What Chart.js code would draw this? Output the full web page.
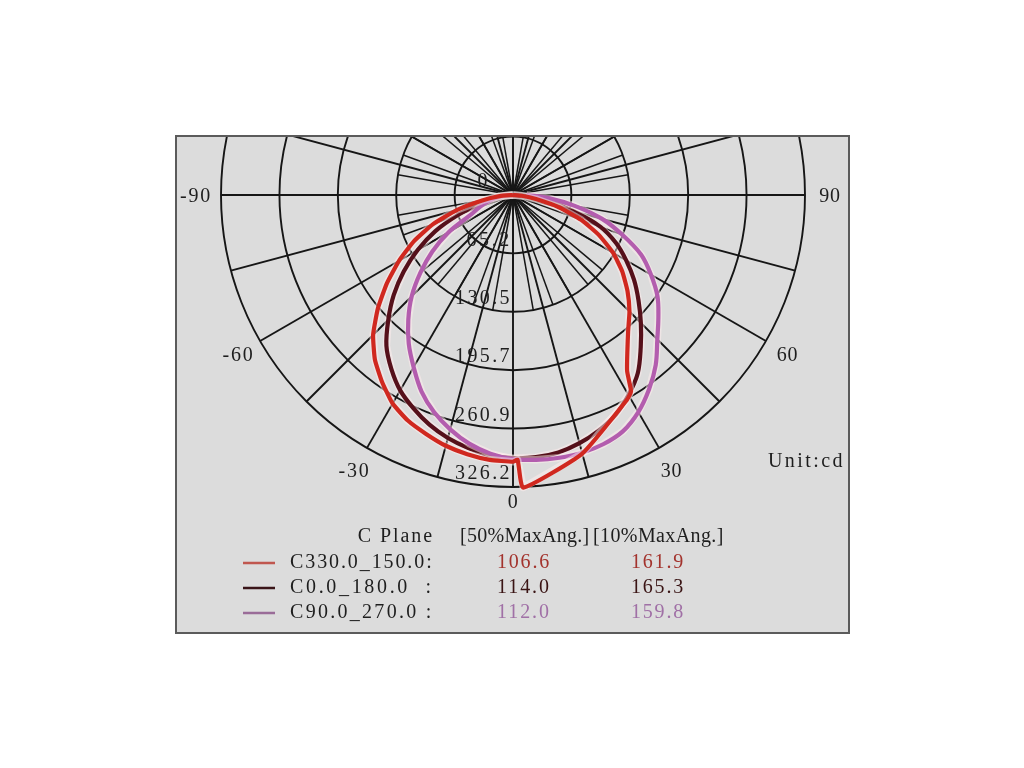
<!DOCTYPE html>
<html><head><meta charset="utf-8">
<script src="https://cdn.jsdelivr.net/npm/chart.js@4"></script>
<style>
html,body{margin:0;padding:0;background:#fff;width:1024px;height:768px;overflow:hidden}
#panel{position:absolute;left:175px;top:135px;width:671px;height:495px;border:2px solid #5b5b5b;background:#dcdcdc}
#panel canvas{display:block}
</style></head><body>
<div id="panel"><canvas id="c" width="671" height="495"></canvas></div>
<script>
// ---------- data (angles in degrees, intensities in cd) ----------
const stdAngles = [-90,-85,-80,-75,-70,-65,-60,-55,-50,-45,-40,-35,-30,-25,-20,-15,-10,-5,0,5,10,15,20,25,30,35,40,45,50,55,60,65,70,75,80,85,90];
const redAngles = [-90,-85,-80,-75,-70,-65,-60,-55,-50,-45,-40,-35,-30,-25,-20,-15,-10,-5,0,1,2,15,29,31,33,40,45,50,55,60,65,70,75,80,85,90];
const c330Values = [0,15,35,65,95,122,147,172,197,221,240,255,269,278,284,290,294,297,298,296,327,299,262,256,234,200,184,167,149,129,106,81,53,26,10,0];
const c0Values = [0,15,25,38,66,96,123,149,174,197,220,237,252,263,273,281,287,292,294,294,292,287,280,271,258,243,222,202,183,165,146,127,104,70,40,15,0];
const c90Values = [0,10,20,30,40,52,83,110,135,160,182,203,222,242,258,271,282,290,295,297,298,298,296,291,280,265,248,228,212,197,178,158,130,103,70,40,15];

const ringValues = [0, 65.2, 130.5, 195.7, 260.9, 326.2];
const ringLabels = ['0', '65.2', '130.5', '195.7', '260.9', '326.2'];
const angleTicks = [-90, -60, -30, 0, 30, 60, 90];
const angleTickLabels = ['-90', '-60', '-30', '0', '30', '60', '90'];

const planeNames = ['C330.0_150.0:', 'C0.0_180.0  :', 'C90.0_270.0 :'];
const halfMaxAngles = ['106.6', '114.0', '112.0'];
const tenthMaxAngles = ['161.9', '165.3', '159.8'];
const legendHeader = ['C Plane', '[50%MaxAng.]', '[10%MaxAng.]'];
const unitLabel = 'Unit:cd';

// ---------- styles / layout ----------
const seriesColors = ['#d0281f', '#55101a', '#b35dae'];
const sampleColors = ['#c0574f', '#3a1518', '#9a6c98'];
const valueColors = ['#a3332d', '#3a1414', '#a070a6'];
const W = 671, H = 495, ORIGIN_X = 336, ORIGIN_Y = 58, OUTER_PX = 292;
const maxRing = ringValues[ringValues.length - 1];
const pp = OUTER_PX / maxRing;
const FONT = "20px 'Liberation Serif', 'DejaVu Serif', serif";
const CW = 11;

function toXY(angles, values) {
  return angles.map((a, i) => ({
    x: values[i] * Math.sin(a * Math.PI / 180),
    y: -values[i] * Math.cos(a * Math.PI / 180)
  }));
}

function monoText(ctx, s, x, y, align, cw) {
  const n = s.length, w = n * cw;
  ctx.letterSpacing = '0px';
  const m = ctx.measureText(s).width;
  const sp = cw - m / n;
  let x0 = x;
  if (align === 'right') x0 = x - w;
  else if (align === 'center') x0 = x - w / 2;
  ctx.textAlign = 'left';
  ctx.letterSpacing = sp.toFixed(2) + 'px';
  ctx.fillText(s, x0, y);
  ctx.letterSpacing = '0px';
}

const gridPlugin = {
  id: 'polarGrid',
  beforeDatasetsDraw(chart) {
    const ctx = chart.ctx, xs = chart.scales.x, ys = chart.scales.y;
    const cx = xs.getPixelForValue(0), cy = ys.getPixelForValue(0);
    const rpx = v => xs.getPixelForValue(v) - cx;
    const a = chart.chartArea;
    ctx.save();
    ctx.beginPath(); ctx.rect(a.left, a.top, a.right - a.left, a.bottom - a.top); ctx.clip();
    ctx.strokeStyle = '#161616';
    ctx.lineWidth = 1.9;
    for (let i = 1; i < ringValues.length; i++) {
      ctx.beginPath(); ctx.arc(cx, cy, rpx(ringValues[i]), 0, Math.PI * 2); ctx.stroke();
    }
    const R = rpx(maxRing);
    for (let d = 0; d < 360; d += 15) {
      const t = d * Math.PI / 180;
      ctx.beginPath(); ctx.moveTo(cx, cy); ctx.lineTo(cx + R * Math.sin(t), cy + R * Math.cos(t)); ctx.stroke();
    }
    const R2 = rpx(ringValues[2]);
    ctx.lineWidth = 1.5;
    for (let d = 0; d < 360; d += 10) {
      const t = d * Math.PI / 180;
      ctx.beginPath(); ctx.moveTo(cx, cy); ctx.lineTo(cx + R2 * Math.sin(t), cy + R2 * Math.cos(t)); ctx.stroke();
    }
    ctx.font = FONT;
    ctx.fillStyle = '#1e1e1e';
    ctx.textBaseline = 'middle';
    for (let i = 0; i < ringValues.length; i++) {
      const xr = i === 0 ? cx - 24 : cx - 1;
      monoText(ctx, ringLabels[i], xr, cy + rpx(ringValues[i]) - 13, 'right', 11.4);
    }
    for (let i = 0; i < angleTicks.length; i++) {
      const t = angleTicks[i] * Math.PI / 180;
      const rr = angleTicks[i] === 0 ? 306 : 317;
      monoText(ctx, angleTickLabels[i], cx + rr * Math.sin(t), cy + rr * Math.cos(t) + 2, 'center', 10.7);
    }
    monoText(ctx, unitLabel, 668, 325, 'right', CW);
    ctx.restore();
  }
};

const haloPlugin = {
  id: 'halo',
  beforeDatasetDraw(chart, args) {
    const pts = args.meta.data;
    if (!pts || !pts.length) return;
    const ctx = chart.ctx;
    ctx.save();
    ctx.strokeStyle = 'rgba(255,238,238,0.5)';
    ctx.lineWidth = 7.5;
    ctx.lineJoin = 'round';
    ctx.beginPath();
    pts.forEach((p, i) => i ? ctx.lineTo(p.x, p.y) : ctx.moveTo(p.x, p.y));
    ctx.stroke();
    ctx.restore();
  }
};

const legendPlugin = {
  id: 'tableLegend',
  afterDraw(chart) {
    const ctx = chart.ctx;
    ctx.save();
    ctx.font = FONT;
    ctx.textBaseline = 'middle';
    ctx.fillStyle = '#1e1e1e';
    monoText(ctx, legendHeader[0], 257, 400, 'right', 10.9);
    monoText(ctx, legendHeader[1], 283, 400, 'left', 10.8);
    monoText(ctx, legendHeader[2], 416, 400, 'left', 10.9);
    const rowsY = [426, 451, 476];
    for (let i = 0; i < planeNames.length; i++) {
      const y = rowsY[i];
      ctx.strokeStyle = sampleColors[i];
      ctx.lineWidth = 2.5;
      ctx.beginPath(); ctx.moveTo(66, y); ctx.lineTo(98, y); ctx.stroke();
      ctx.fillStyle = '#1e1e1e';
      monoText(ctx, planeNames[i], 113, y, 'left', 11.05);
      ctx.fillStyle = valueColors[i];
      monoText(ctx, halfMaxAngles[i], 347, y, 'center', 10.8);
      monoText(ctx, tenthMaxAngles[i], 481, y, 'center', 10.8);
    }
    ctx.restore();
  }
};

const mk = (label, data, color, tension) => ({
  label, data, borderColor: color, backgroundColor: color,
  showLine: true, fill: false, pointRadius: 0, borderWidth: 4.2, tension,
  borderJoinStyle: 'round'
});

new Chart(document.getElementById('c'), {
  type: 'scatter',
  data: {
    datasets: [
      mk(planeNames[0], toXY(redAngles, c330Values), seriesColors[0], 0.15),
      mk(planeNames[2], toXY(stdAngles, c90Values), seriesColors[2], 0.35),
      mk(planeNames[1], toXY(stdAngles, c0Values), seriesColors[1], 0.35)
    ]
  },
  options: {
    responsive: false, animation: false, devicePixelRatio: 1,
    layout: { padding: 0 },
    plugins: { legend: { display: false }, tooltip: { enabled: false }, title: { display: false } },
    scales: {
      x: { type: 'linear', display: false, min: -ORIGIN_X / pp, max: (W - ORIGIN_X) / pp },
      y: { type: 'linear', display: false, min: -(H - ORIGIN_Y) / pp, max: ORIGIN_Y / pp }
    }
  },
  plugins: [gridPlugin, haloPlugin, legendPlugin]
});
</script>
</body></html>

------------------------------------------------------------

▶ **TASK GOAL**:
Exactly as written, please give again the lines from the beginning of the listing through the line containing "['-90', '-60', '-30', '0', '30', '60', '90'];", inclusive, without any pictures.

▶ **EXERCISE RESULT**:
What Chart.js code would draw this? Output the full web page.
<!DOCTYPE html>
<html><head><meta charset="utf-8">
<script src="https://cdn.jsdelivr.net/npm/chart.js@4"></script>
<style>
html,body{margin:0;padding:0;background:#fff;width:1024px;height:768px;overflow:hidden}
#panel{position:absolute;left:175px;top:135px;width:671px;height:495px;border:2px solid #5b5b5b;background:#dcdcdc}
#panel canvas{display:block}
</style></head><body>
<div id="panel"><canvas id="c" width="671" height="495"></canvas></div>
<script>
// ---------- data (angles in degrees, intensities in cd) ----------
const stdAngles = [-90,-85,-80,-75,-70,-65,-60,-55,-50,-45,-40,-35,-30,-25,-20,-15,-10,-5,0,5,10,15,20,25,30,35,40,45,50,55,60,65,70,75,80,85,90];
const redAngles = [-90,-85,-80,-75,-70,-65,-60,-55,-50,-45,-40,-35,-30,-25,-20,-15,-10,-5,0,1,2,15,29,31,33,40,45,50,55,60,65,70,75,80,85,90];
const c330Values = [0,15,35,65,95,122,147,172,197,221,240,255,269,278,284,290,294,297,298,296,327,299,262,256,234,200,184,167,149,129,106,81,53,26,10,0];
const c0Values = [0,15,25,38,66,96,123,149,174,197,220,237,252,263,273,281,287,292,294,294,292,287,280,271,258,243,222,202,183,165,146,127,104,70,40,15,0];
const c90Values = [0,10,20,30,40,52,83,110,135,160,182,203,222,242,258,271,282,290,295,297,298,298,296,291,280,265,248,228,212,197,178,158,130,103,70,40,15];

const ringValues = [0, 65.2, 130.5, 195.7, 260.9, 326.2];
const ringLabels = ['0', '65.2', '130.5', '195.7', '260.9', '326.2'];
const angleTicks = [-90, -60, -30, 0, 30, 60, 90];
const angleTickLabels = ['-90', '-60', '-30', '0', '30', '60', '90'];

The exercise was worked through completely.